I really wasn't even sure if I should continue acting. I would like try and figure out if I could be good enough to do it. It was like 10 or 12 years into my career before I felt like maybe I can do it. It was such a different time than now.
As an actor, I've always wanted to do characters that would help me find my connection with others and connect all of us together. You always want the energy of the character, the spirit of the person, to enter you. I've been doing this for 26 years and some of the things I've done are always with me.
I care about people. In the end, I think they feel it. It comes across, regardless of the character I'm portraying.
When I was a kid, the only way I saw movies was from the back seat of my family's car at the drive-in.
My parents moved to Los Angeles when I was really young, but I spent every summer with my grandparents, and I'd stay with my grandfather on the farm in Longview. He was retired from the railroad, and he had a small farm with some cows and some pigs. I remember part of my youth was feeding hogs and plowing fields and stuff, so that's a part of me.
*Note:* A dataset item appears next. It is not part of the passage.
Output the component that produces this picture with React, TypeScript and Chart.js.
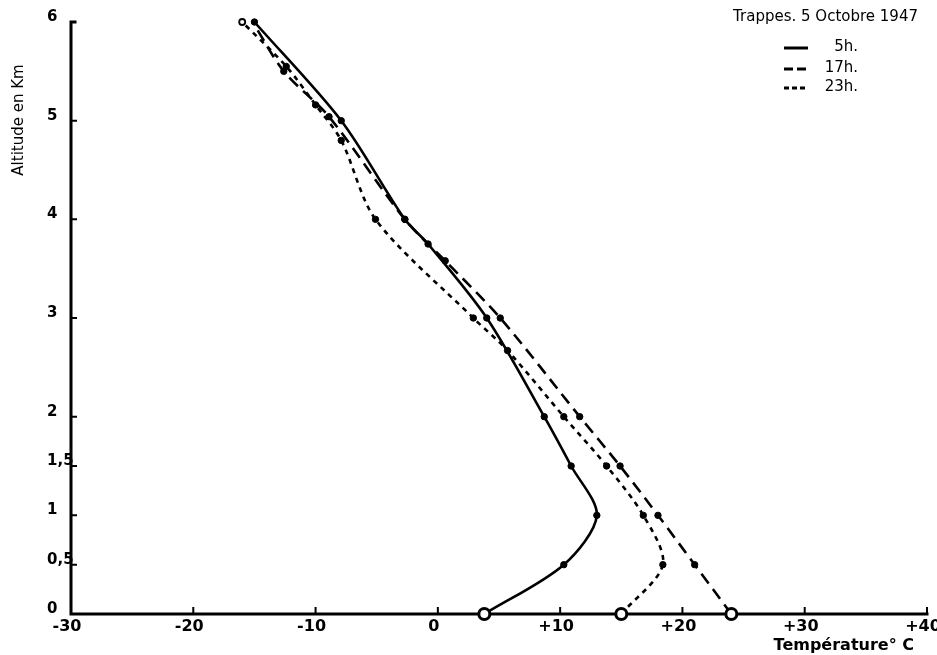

It is possible for a kid from east Texas, raised in south central LA and Carson, who believes in his dreams, commits himself to them with his heart, to touch them and to have them happen.
In a lot of films, they're showing more complete, developed characters of diverse ethnic backgrounds. The larger concern is to be able to tastefully explore the stereotypes, and still move past them to see the core of people.
I can play a man who's despicable. But I'll still look inside him to find a point of connection. If I can find that kernel, audiences will relate to me.
I'm an actor. And I guess I've done so many movies I've achieved some high visibility. But a star? I guess I still think of myself as kind of a worker ant.